**Supplied information**
::::::

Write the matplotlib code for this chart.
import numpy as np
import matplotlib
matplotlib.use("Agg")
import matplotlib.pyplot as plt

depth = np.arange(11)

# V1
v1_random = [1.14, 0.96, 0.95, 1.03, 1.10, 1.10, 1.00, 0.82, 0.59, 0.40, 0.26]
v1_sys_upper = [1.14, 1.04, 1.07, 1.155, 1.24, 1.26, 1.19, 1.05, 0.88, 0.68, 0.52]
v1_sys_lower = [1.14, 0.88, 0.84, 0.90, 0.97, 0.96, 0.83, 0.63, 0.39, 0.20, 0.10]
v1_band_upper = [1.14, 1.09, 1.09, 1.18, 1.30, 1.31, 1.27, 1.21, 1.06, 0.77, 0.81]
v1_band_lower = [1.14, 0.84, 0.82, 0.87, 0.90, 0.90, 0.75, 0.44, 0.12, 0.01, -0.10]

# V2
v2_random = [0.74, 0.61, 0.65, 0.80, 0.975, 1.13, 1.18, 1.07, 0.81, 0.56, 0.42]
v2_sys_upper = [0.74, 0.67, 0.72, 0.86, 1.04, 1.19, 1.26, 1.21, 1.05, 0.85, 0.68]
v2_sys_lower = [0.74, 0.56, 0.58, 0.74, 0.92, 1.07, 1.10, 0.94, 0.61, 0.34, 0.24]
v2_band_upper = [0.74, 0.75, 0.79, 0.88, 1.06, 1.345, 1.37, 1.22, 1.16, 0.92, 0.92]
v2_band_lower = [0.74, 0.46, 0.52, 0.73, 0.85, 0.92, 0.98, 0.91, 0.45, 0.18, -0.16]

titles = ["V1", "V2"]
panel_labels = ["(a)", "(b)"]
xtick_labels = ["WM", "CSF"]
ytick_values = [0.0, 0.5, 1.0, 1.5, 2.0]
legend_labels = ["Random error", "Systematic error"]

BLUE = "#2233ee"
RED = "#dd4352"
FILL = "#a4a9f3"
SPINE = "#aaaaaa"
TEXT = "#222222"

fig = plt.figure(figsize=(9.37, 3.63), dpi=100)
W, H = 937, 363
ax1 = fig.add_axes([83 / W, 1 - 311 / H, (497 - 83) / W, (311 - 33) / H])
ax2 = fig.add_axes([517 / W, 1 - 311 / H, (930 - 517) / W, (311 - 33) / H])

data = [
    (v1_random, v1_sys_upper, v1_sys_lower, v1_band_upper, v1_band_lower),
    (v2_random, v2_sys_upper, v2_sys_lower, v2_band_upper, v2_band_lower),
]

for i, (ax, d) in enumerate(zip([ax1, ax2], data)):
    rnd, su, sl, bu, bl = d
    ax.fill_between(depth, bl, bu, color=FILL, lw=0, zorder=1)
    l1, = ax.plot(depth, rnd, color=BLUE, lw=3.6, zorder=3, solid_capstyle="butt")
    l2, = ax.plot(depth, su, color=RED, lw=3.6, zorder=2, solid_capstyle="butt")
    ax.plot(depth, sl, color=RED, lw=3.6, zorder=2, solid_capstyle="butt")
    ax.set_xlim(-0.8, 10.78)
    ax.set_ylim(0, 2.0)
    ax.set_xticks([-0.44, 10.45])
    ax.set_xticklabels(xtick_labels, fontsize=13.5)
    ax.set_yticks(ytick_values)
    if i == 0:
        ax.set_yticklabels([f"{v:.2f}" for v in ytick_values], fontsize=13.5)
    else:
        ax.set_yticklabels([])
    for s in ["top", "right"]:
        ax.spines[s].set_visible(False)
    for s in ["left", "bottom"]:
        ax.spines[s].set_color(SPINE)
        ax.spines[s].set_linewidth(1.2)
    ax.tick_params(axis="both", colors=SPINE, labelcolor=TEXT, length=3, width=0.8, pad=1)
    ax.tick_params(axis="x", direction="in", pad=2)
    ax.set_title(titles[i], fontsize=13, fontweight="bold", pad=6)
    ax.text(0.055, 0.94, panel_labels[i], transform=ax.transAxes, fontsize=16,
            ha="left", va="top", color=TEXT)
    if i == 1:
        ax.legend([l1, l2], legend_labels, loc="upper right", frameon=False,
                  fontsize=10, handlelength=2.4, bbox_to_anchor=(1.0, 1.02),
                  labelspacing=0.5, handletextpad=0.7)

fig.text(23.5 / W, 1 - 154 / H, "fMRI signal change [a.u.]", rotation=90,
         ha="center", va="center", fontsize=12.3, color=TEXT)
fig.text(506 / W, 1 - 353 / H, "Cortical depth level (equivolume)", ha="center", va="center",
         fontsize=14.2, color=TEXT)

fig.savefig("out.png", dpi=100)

::::::

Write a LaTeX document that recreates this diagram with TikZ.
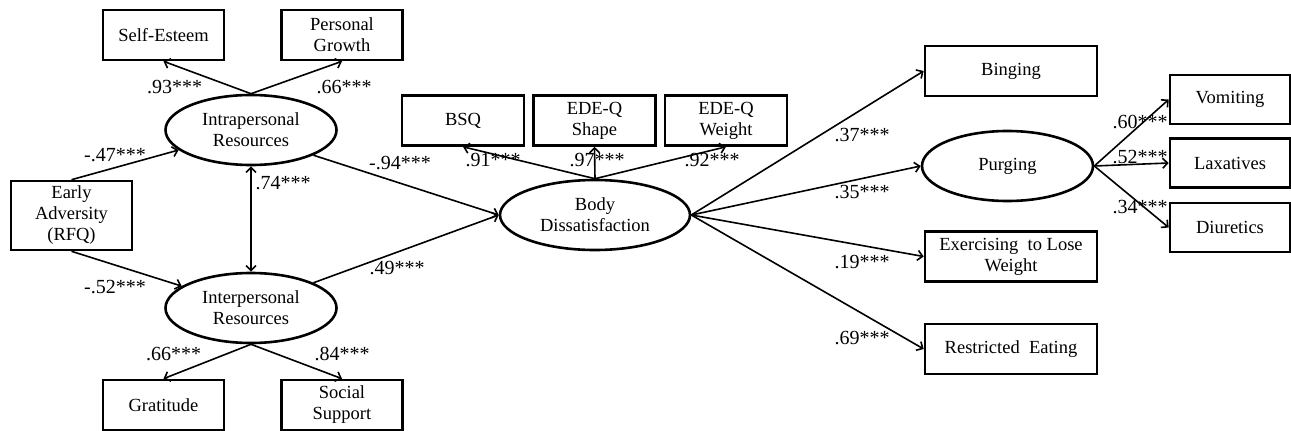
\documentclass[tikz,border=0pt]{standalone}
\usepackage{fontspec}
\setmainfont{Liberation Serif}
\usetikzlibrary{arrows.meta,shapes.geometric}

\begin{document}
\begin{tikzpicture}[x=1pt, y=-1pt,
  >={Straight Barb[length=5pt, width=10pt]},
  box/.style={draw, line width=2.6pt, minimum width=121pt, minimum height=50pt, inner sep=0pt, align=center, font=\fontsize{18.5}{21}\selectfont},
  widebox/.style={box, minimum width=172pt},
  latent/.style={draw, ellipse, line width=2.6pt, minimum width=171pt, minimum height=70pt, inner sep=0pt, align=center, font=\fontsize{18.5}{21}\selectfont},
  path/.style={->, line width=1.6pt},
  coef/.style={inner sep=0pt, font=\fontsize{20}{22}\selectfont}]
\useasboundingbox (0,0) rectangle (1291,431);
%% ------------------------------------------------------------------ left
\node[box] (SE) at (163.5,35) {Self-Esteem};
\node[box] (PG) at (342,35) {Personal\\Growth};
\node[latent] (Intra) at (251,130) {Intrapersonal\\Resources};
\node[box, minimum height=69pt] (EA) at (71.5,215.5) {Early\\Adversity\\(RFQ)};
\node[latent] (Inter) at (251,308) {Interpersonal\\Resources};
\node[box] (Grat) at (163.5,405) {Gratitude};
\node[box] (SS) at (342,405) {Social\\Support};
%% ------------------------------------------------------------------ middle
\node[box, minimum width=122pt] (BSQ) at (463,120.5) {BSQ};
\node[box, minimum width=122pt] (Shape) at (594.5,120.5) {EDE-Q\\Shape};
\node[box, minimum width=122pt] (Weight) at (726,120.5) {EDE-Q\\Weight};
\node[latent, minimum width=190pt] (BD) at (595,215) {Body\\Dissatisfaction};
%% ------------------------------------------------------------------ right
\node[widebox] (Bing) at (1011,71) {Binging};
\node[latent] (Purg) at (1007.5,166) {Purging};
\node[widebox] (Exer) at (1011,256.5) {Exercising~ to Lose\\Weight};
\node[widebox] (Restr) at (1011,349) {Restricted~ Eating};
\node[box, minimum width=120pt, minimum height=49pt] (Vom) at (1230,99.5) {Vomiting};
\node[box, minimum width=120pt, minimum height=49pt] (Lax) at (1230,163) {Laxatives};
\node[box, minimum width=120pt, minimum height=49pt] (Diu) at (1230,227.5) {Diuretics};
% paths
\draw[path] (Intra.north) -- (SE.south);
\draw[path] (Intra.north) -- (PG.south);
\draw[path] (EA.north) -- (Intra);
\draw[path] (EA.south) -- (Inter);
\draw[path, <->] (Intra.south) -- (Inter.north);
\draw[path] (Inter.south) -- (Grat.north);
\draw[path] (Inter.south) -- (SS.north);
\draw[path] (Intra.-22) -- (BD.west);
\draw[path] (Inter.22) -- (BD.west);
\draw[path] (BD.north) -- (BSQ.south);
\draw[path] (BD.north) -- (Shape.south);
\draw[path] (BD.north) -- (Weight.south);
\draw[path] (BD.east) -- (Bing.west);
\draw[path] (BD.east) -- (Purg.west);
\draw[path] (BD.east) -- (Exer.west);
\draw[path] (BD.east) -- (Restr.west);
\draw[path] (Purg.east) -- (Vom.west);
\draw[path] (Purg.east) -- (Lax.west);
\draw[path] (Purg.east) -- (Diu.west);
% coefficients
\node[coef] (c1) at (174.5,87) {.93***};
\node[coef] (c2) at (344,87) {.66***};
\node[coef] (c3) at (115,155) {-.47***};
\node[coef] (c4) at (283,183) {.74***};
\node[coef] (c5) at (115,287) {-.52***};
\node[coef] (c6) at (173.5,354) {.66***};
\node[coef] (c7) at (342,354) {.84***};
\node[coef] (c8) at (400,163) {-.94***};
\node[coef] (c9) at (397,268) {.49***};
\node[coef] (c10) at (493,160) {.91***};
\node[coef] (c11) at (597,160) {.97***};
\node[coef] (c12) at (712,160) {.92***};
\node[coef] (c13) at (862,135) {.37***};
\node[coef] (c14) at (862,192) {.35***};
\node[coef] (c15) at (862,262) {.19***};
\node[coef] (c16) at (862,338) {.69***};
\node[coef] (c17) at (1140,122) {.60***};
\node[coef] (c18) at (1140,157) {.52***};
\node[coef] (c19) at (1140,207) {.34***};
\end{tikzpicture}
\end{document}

::::::

**Problem requirements**
Copy each line of the records containing the string "this".

**Complete output**
Write the matplotlib code for this chart.
Write a LaTeX document that recreates this diagram with TikZ.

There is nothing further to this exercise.